More color, but with gentler contrast. Looks like rhododendron PJM with its bronzy-red, small leaves.

These three colorful pots made a fabulous fountain.
The very first plant I saw upon entering the Convention Center was this amazing variegated acanthus. It's 'Tasmanian Angel', and the grower also has one called 'White Water' that's a bit creamier.


Textural contrasts were in good supply, too. I have to say I fell in love with this gorgeous combination of papyrus, rhododendron leaves and (I think) echium.

This beautiful 'Yellow Wave' flax mocked me, as I thought of my poor garden specimens languishing flat on the ground at home. But it was beautiful, surrounded by crinkly purple heuchera.

I finally saw a 'Chief Joseph' pine. What a breathtaking yellow for an evergreen!

A Golden Hinoki cypress (camaecyparis obtusa 'Aurea'). The shades of gold and brown on its scales (technically, they're not leaves) were not to be believed.

I want to leave you with this lively, yet soothingly zen image. In the Pacific Northwest in winter we have lots of we might as well love it!


  1. Looks like you made good use of what battery power you had!

    That variegated acanthus (or rather one just like it) was the first thing I saw at last years show! Funny.

    I find it interesting that there are still so many Flax being shown, since we all know that many (most?) Portland and Seattle gardeners have lost theirs due to the weather two years in a row.

    And I love the Papyrus/Rhodie/Echium combo! So...what did you buy?

  2. Hi Jane~~ Fun. Thank you for sharing. I love 'Tasmanian Tiger' but the ones I see in the nurseries always look really sad. Not to mention expensive. This is the most healthy I've seen. I'm drooling. I love the pot/fountain ensemble. And yes, it's a good thing we like moss because there is an abundance of it here. This zen setting is very cool. Have fun at the Portland show.

  3. You managed to get a lot of good shots off before the battery gave out. That reminds me, I need to charge up my spare before the show here this weekend. I've never made it up to the Seattle show but I think I've been slacking, it seems like it's worth the trip.

  4. Jane, I laughed at "Eye-Poison." I might have to plagiarize. LOL I enjoyed seeing your photos again. I left my Crosposma outside and I'm pretty sure it's toast. I are stupid.

  5. Takes more than battery power. I had plenty, and got way less impressive photos at the Portland show.

  6. Jane - don't you hate it when your battery dies? That happens to me all the time. Thanks for the pics and for the visit to my site. This is making me really excited for the philadelphia flower show (2 weeks away!).

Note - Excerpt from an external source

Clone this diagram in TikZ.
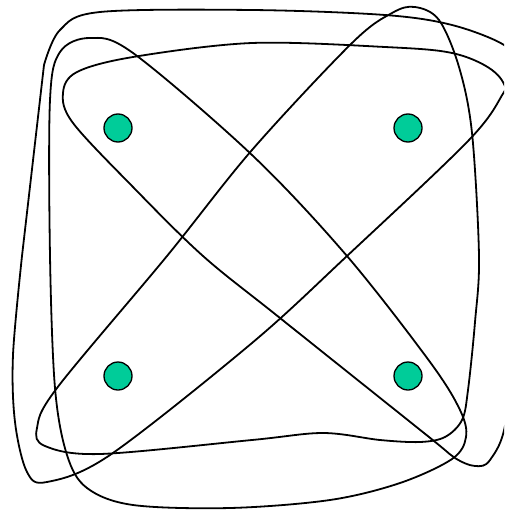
\documentclass[tikz,border=0pt]{standalone}
\definecolor{vertexgreen}{RGB}{0,204,153}
\tikzset{
  vertex/.style={circle, draw, fill=vertexgreen, line width=1.3pt, minimum size=28pt, inner sep=0pt},
  hyperedge/.style={line width=1.8pt, line join=round}
}
\begin{document}
\begin{tikzpicture}[x=1pt, y=-1pt]

  % --- page (the right side of two edges runs past it) ---
  \clip (0,0) rectangle (504,511);

  % --- edge {tl, bl, br} ---
  \draw[hyperedge] plot[smooth cycle, tension=0.55] coordinates {
    (90,38) (133,53) (252,155) (347,256) (430,362) (460,410) (466,437)
    (452,459) (400,483) (330,500) (230,508) (133,505) (87,488) (67,455)
    (55,388) (50,256) (50,100) (60,52)};

  % --- edge {tr, bl, br} ---
  \draw[hyperedge] plot[smooth cycle, tension=0.55] coordinates {
    (415,7) (392,13) (352,43) (252,150) (167,256) (57,388) (37,428)
    (45,446) (100,454) (252,440) (323,433) (380,440) (420,442) (445,437)
    (462,420) (468,390) (475,322) (479,256) (472,133) (459,67) (439,20)};

  % --- edge {tl, tr, bl} (corner at top left) ---
  \draw[hyperedge] plot[smooth, tension=0.55] coordinates {
    (22,256) (13,355) (15,422) (27,472) (47,482) (110,455) (252,343)
    (347,256) (469,140) (504,92) (516,66) (504,45) (452,25) (385,15)
    (252,10) (100,12) (60,30) (44,65)} -- cycle;

  % --- edge {tl, tr, br} ---
  \draw[hyperedge] plot[smooth cycle, tension=0.55] coordinates {
    (63,93) (77,72) (133,57) (252,43) (385,47) (452,53) (492,70)
    (508,95) (514,150) (514,300) (506,420) (490,460) (475,466) (455,458)
    (429,437) (280,318) (203,256) (133,187) (73,123)};

  % --- vertices ---
  \node[vertex] (tl) at (118,128) {};
  \node[vertex] (tr) at (408,128) {};
  \node[vertex] (bl) at (118,376) {};
  \node[vertex] (br) at (408,376) {};

\end{tikzpicture}
\end{document}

  7. Hi Jane - Sorry about the battery, I do that all the time. You did great with what you got! I was lusting after that 'Tequila Sunrise' but found out it's not hardy for us, boo hoo. That rhody is a PJM, they were everywhere, weren't they? An oldie but a goodie, according to some garden pros and other show attendees I talked to. Might have to break my no-rhodies rule for it! Seems like the yellow flaxes do better in cold than the purple ones. Is that the case for you? And I agree, good to learn to love moss, it's pretty cool when you just let it be!

  8. The magnolia trees are called "White Star" Magnolias. Bloom same time as pjm rhodies and daffodils. I like the "greened up" version on the house but have you thought about white? Lots of homes had that red brick and the siding in white and you could do shutters or just paint the door black or red. Just a thought. I had a white ranch w/very dark green shutters and red flowers/foliage looked great.